This is wonderful, thanks!
There is a typo in the IO operators section: <lenght>
Also, it might be useful to include commands: https://github.com/hundredrabbits/Orca#commands
On an unrelated note, I went ahead with some experimentation using Python (as I was previously considering) to send and receive UDP for use with ORCA, but as my first experiment in attempting to issue commands from Python failed, I figured it might be easier to try and receive UDP from ORCA instead, hoping that might give some indication of the issue (wrongly formatted strings was my first thought). However, that doesn’t seem to be working either (just keeps waiting for a message, while the UDP operator bangs):
The script pictured:
testRx.py
import socket
import sys
# Create a UDP socket
sock = socket.socket(socket.AF_INET, socket.SOCK_DGRAM)
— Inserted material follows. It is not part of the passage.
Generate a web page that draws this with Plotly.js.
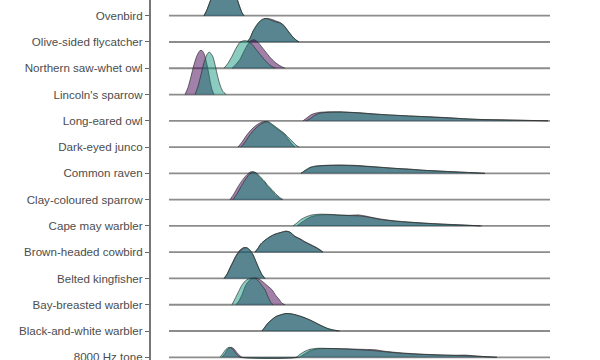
<!DOCTYPE html>
<html>
<head>
<meta charset="utf-8">
<script src="https://cdn.plot.ly/plotly-3.0.1.min.js"></script>
<style>html,body{margin:0;padding:0;background:#fff;}#chart{width:600px;height:360px;}</style>
</head>
<body>
<div id="chart"></div>
<script>
// Categories, top to bottom
const categories = ["Ovenbird","Olive-sided flycatcher","Northern saw-whet owl","Lincoln's sparrow","Long-eared owl","Dark-eyed junco","Common raven","Clay-coloured sparrow","Cape may warbler","Brown-headed cowbird","Belted kingfisher","Bay-breasted warbler","Black-and-white warbler","8000 Hz tone"];
const seriesNames = ["Group A", "Group B"]; // purple, teal
const gridRange = [0, 381];

// Density curves (x, height) per category, purple (A) and teal (B)
const ovenbirdXA = [35,38,41,44,47,51,55,59,63,67,70,73,75];
const ovenbirdHA = [0,6,14,22,30,36,38,36,30,20,11,3,0];
const ovenbirdXB = [35,38,41,44,47,51,55,59,63,67,70,73,75];
const ovenbirdHB = [0,6,14,22,30,36,38,36,30,20,11,3,0];

const oliveXA = [78,81,84,87,90,93,96,99,103,107,111,115,119,123,127,130];
const oliveHA = [0,3.5,10.5,15.5,19.5,22,23.5,23.5,22.5,21,19.5,16.5,11,6,2,0];
const oliveXB = [78,81,84,87,90,93,96,99,103,107,111,115,119,123,127,130];
const oliveHB = [0,4,11,16,20,22.5,23.5,23,21.5,20,19,16,11,6,2,0];

const sawwhetXA = [63,67,71,76,81,85,89,93,97,101,106,111,116];
const sawwhetHA = [0,4,9,19,27,28.6,26,21,16,11,6,2.5,0];
const sawwhetXB = [55,59,63,67,71,75,79,83,87,91,96,101,106];
const sawwhetHB = [0,5,12,20,26,27.6,27,24,19,14,8,3,0];

const lincolnXA = [16,19,22,25,28,31,33,35,37,39,41,43,45];
const lincolnHA = [0,7,18,30,39,44,44,41,34,25,14,5,0];
const lincolnXB = [26,29,32,35,38,40,42,44,46,48,50,52,54,57];
const lincolnHB = [0,8,20,32,40,42.4,41,37.5,30,21,13,7,3,0];

const longearedXA = [134,138,142,146,151,161,171,181,191,201,211,226,241,261,281,296,311,331,351,379];
const longearedHA = [0,3,6,7.5,8.5,9,9,8.5,8,7.2,6.4,5.5,4.8,4,3,2,1.4,1,0.6,0];
const longearedXB = [137,141,145,149,153,161,171,181,191,201,211,226,241,261,281,296,311,331,351,379];
const longearedHB = [0,2,5,7,8,8.5,8.7,8.4,7.8,7,6.4,5.6,4.8,3.8,2.8,2,1.3,0.9,0.5,0];

const juncoXA = [69,73,77,81,85,89,93,96,99,103,107,111,115,119,123,126];
const juncoHA = [0,5,11,16,20,23,25,25.5,25,22,19,16,13,8,3,0];
const juncoXB = [72,76,80,84,88,92,96,99,103,107,111,115,119,123,127,130];
const juncoHB = [0,5,11,16,20,23,25,25.5,23,20,17,14,10,6,2,0];

const ravenXA = [132,136,141,146,156,171,186,196,211,226,241,256,271,286,301,316];
const ravenHA = [0,2.5,5.5,7,8,8.4,8,7.3,6.2,5,4.2,3,2.3,1.5,0.8,0];
const ravenXB = [132,136,141,146,156,171,186,196,211,226,241,256,271,286,301,316];
const ravenHB = [0,3,6,7.2,7.8,8,7.6,7,6,5,4,3,2.2,1.5,0.8,0];

const clayXA = [61,65,69,73,77,81,84,87,91,95,99,103,107,111,113];
const clayHA = [0,6,13,19,24,27.5,28,26.5,22,18,13,8.5,4,1,0];
const clayXB = [64,68,72,76,80,84,87,91,95,99,103,107,111,114];
const clayHB = [0,6,13,19.5,25,27.5,27,23,19,14,10,5.5,2,0];

const capemayXA = [128,132,137,143,151,161,171,181,189,196,203,211,226,241,256,271,286,301,313];
const capemayHA = [0,3,6.5,9.5,11,11.2,10.8,10.6,11,10,8.5,7,5,3.8,2.8,2,1.3,0.6,0];
const capemayXB = [124,128,132,137,143,151,161,171,181,191,201,211,226,241,256,271,286,301,311];
const capemayHB = [0,3,6.5,9,11,11.7,11.5,10.8,10.3,10,8.5,6.5,4.8,3.6,2.6,1.8,1.1,0.5,0];

const cowbirdXA = [86,89,92,96,101,106,111,117,121,126,131,136,141,146,151,154];
const cowbirdHA = [0,4,8.5,12,15.5,18,19.5,21,20,16,13.5,10.5,8,5.5,2.5,0];
const cowbirdXB = [86,89,92,96,101,106,111,117,121,126,131,136,141,146,151,154];
const cowbirdHB = [0,4,8.5,12,15.5,18,19.5,21,20,15.5,13,10,7.5,5,2,0];

const kingfisherXA = [55,58,61,64,67,71,75,78,81,84,87,90,93,96];
const kingfisherHA = [0,4.5,11,17,23,28.5,31,30.5,28,23.5,16.5,9.5,3.5,0];
const kingfisherXB = [55,58,61,64,67,71,75,78,81,84,87,90,93,96];
const kingfisherHB = [0,4,10,16,22,27.5,30.5,30.7,28.5,24,17,10,4,0];

const baybreastedXA = [67,70,73,76,79,82,85,88,91,95,99,103,107,110,113,116];
const baybreastedHA = [0,4,10,18,23,25.5,26.5,26.5,25,22,18.5,15,9,5.5,1.5,0];
const baybreastedXB = [63,66,69,72,75,78,81,84,87,90,93,96,99,102,104];
const baybreastedHB = [0,6,12,18,22.5,25,26.3,26.7,26,23,19,15,8,2,0];

const blackwhiteXA = [93,96,99,103,107,111,117,123,129,135,141,147,153,159,165,169];
const blackwhiteHA = [0,4,8,11.5,14.5,16,17.5,17,15.5,13.5,11,8,5,2.3,0.7,0];
const blackwhiteXB = [93,96,99,103,107,111,117,123,129,135,141,147,153,159,165,171];
const blackwhiteHB = [0,4,8,11.5,14.5,16,17.5,17,15.5,13.5,11,8,5,2.5,1,0];

const toneXA = [53,56,59,62,65,68,71,73,130,135,141,149,161,176,191,206,216,231,251,271,286,296,311,328];
const toneHA = [0,4,8.5,10,8.5,4.5,1.5,0,0,3,6.5,8.5,8.8,8.5,8,7.5,6,4.5,3.2,2.4,2,2.2,1,0];
const toneXB = [51,54,57,60,63,66,69,71,127,131,136,141,149,161,176,191,206,221,236,251,266,281,296,311,328];
const toneHB = [0,4,8,10,9,5,1.5,0,0,3,6,8,9,8.8,8.3,7.5,6.5,5,3.8,3,2.4,2,1.6,0.9,0];

const curvesA = [[ovenbirdXA,ovenbirdHA],[oliveXA,oliveHA],[sawwhetXA,sawwhetHA],[lincolnXA,lincolnHA],[longearedXA,longearedHA],[juncoXA,juncoHA],[ravenXA,ravenHA],[clayXA,clayHA],[capemayXA,capemayHA],[cowbirdXA,cowbirdHA],[kingfisherXA,kingfisherHA],[baybreastedXA,baybreastedHA],[blackwhiteXA,blackwhiteHA],[toneXA,toneHA]];
const curvesB = [[ovenbirdXB,ovenbirdHB],[oliveXB,oliveHB],[sawwhetXB,sawwhetHB],[lincolnXB,lincolnHB],[longearedXB,longearedHB],[juncoXB,juncoHB],[ravenXB,ravenHB],[clayXB,clayHB],[capemayXB,capemayHB],[cowbirdXB,cowbirdHB],[kingfisherXB,kingfisherHB],[baybreastedXB,baybreastedHB],[blackwhiteXB,blackwhiteHB],[toneXB,toneHB]];

// Style
const ridgeScale = 1 / 26.27;
const fillA = "rgba(68,1,84,0.5)";
const fillB = "rgba(0,140,113,0.45)";
const outline = "rgba(45,45,45,0.85)";
const n = categories.length;

const traces = [];
categories.forEach((cat, i) => {
  const base = n - 1 - i;
  traces.push({
    x: gridRange, y: [base, base], mode: "lines", type: "scatter",
    line: {color: "#8c8c8c", width: 1.8}, hoverinfo: "skip", showlegend: false
  });
  [[curvesA[i], fillA, seriesNames[0]], [curvesB[i], fillB, seriesNames[1]]].forEach(([c, col, nm]) => {
    traces.push({
      x: c[0], y: c[1].map(h => base + h * ridgeScale),
      type: "scatter", mode: "lines", fill: "toself", fillcolor: col, name: nm,
      line: {color: outline, width: 0.8, shape: "spline", smoothing: 0.6},
      showlegend: false, hoverinfo: "x+name"
    });
  });
});

const layout = {
  width: 600, height: 360,
  margin: {l: 151, r: 0, t: 0, b: 0, pad: 0},
  paper_bgcolor: "#fff", plot_bgcolor: "#fff",
  showlegend: false,
  font: {family: "Liberation Sans, Arial, sans-serif", size: 11.6, color: "#4d4d4d"},
  xaxis: {range: [-18, 431], showgrid: false, zeroline: false, showticklabels: false, ticks: "", showline: false},
  yaxis: {
    range: [-0.103, 13.598], showgrid: false, zeroline: false,
    tickmode: "array", tickvals: categories.map((c, i) => n - 1 - i), ticktext: categories,
    ticks: "outside", ticklen: 4, tickwidth: 1, tickcolor: "#666",
    ticklabeloverflow: "allow",
    showline: true, linecolor: "#777", linewidth: 2,
    tickfont: {family: "Liberation Sans, Arial, sans-serif", size: 11.6, color: "#4d4d4d"}
  }
};

Plotly.newPlot("chart", traces, layout, {displayModeBar: false, staticPlot: true});
</script>
</body>
</html>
# Bind the socket to the port
server_address = ('localhost', 49161)
print('starting up on {} port {}'.format(*server_address))
sock.bind(server_address)
while True:
print('\nwaiting to receive message')
data, address = sock.recvfrom(4096)
print('received {} bytes from {}'.format(
len(data), address))
print(data)
if data:
sent = sock.sendto(data, address)
print('sent {} bytes back to {}'.format(
sent, address))
was able to receive from this script:
testTx.py
import socket
import sys
# Create a UDP socket
sock = socket.socket(socket.AF_INET, socket.SOCK_DGRAM)
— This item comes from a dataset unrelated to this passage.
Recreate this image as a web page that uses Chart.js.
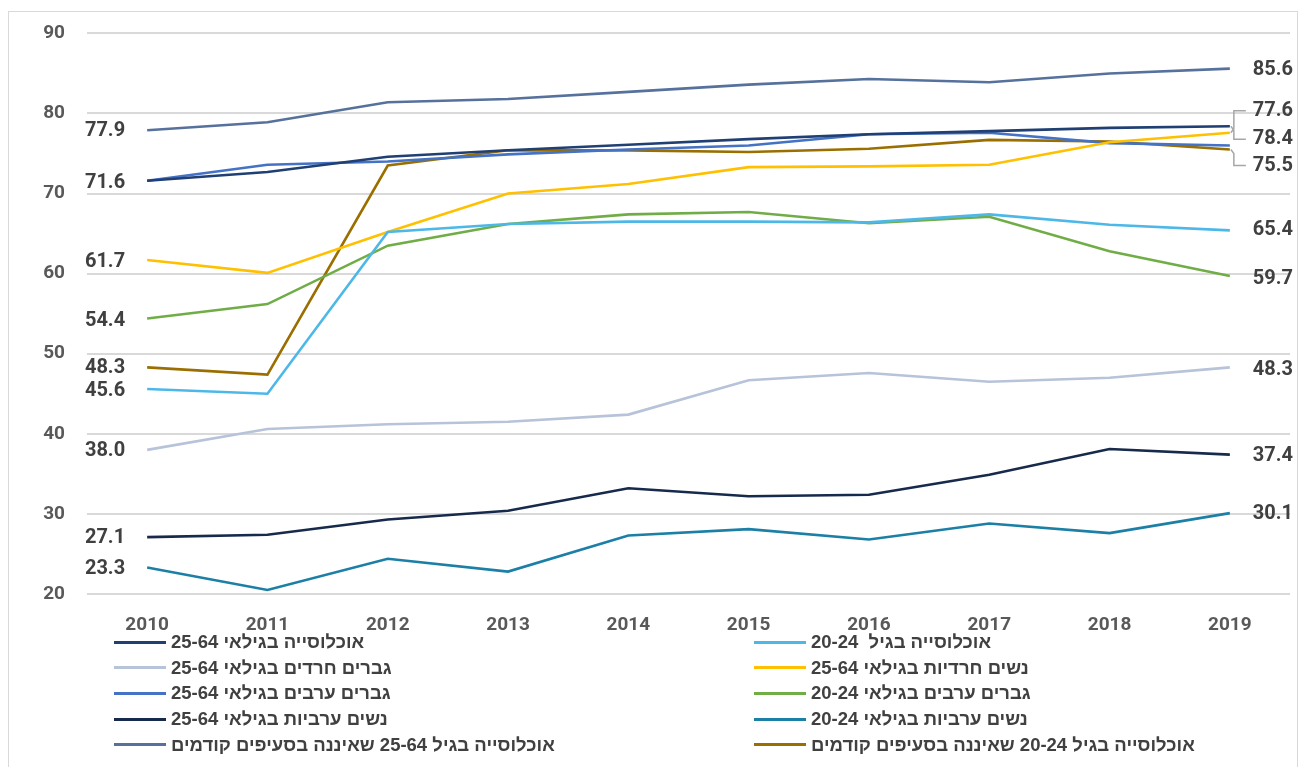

server_address = ('localhost', 49161)
message = b"stop"
try:
# Send data
print('sending {!r}'.format(message))
sent = sock.sendto(message, server_address)
# Receive response
print('waiting to receive')
data, server = sock.recvfrom(4096)
print('received {!r}'.format(data))
finally:
print('closing socket')
sock.close()
Originally I tried different ways of formatting stop, and of course sent it over port 49160 to ORCA, but since I’m seemingly not able to receive anything from ORCA on port 49161, I suspect formatting probably isn’t at the root of the issue.
I was just wondering if there’s anything obvious that I’m missing, here. I think that if I manage to get this part figured, the rest should be fairly trivial.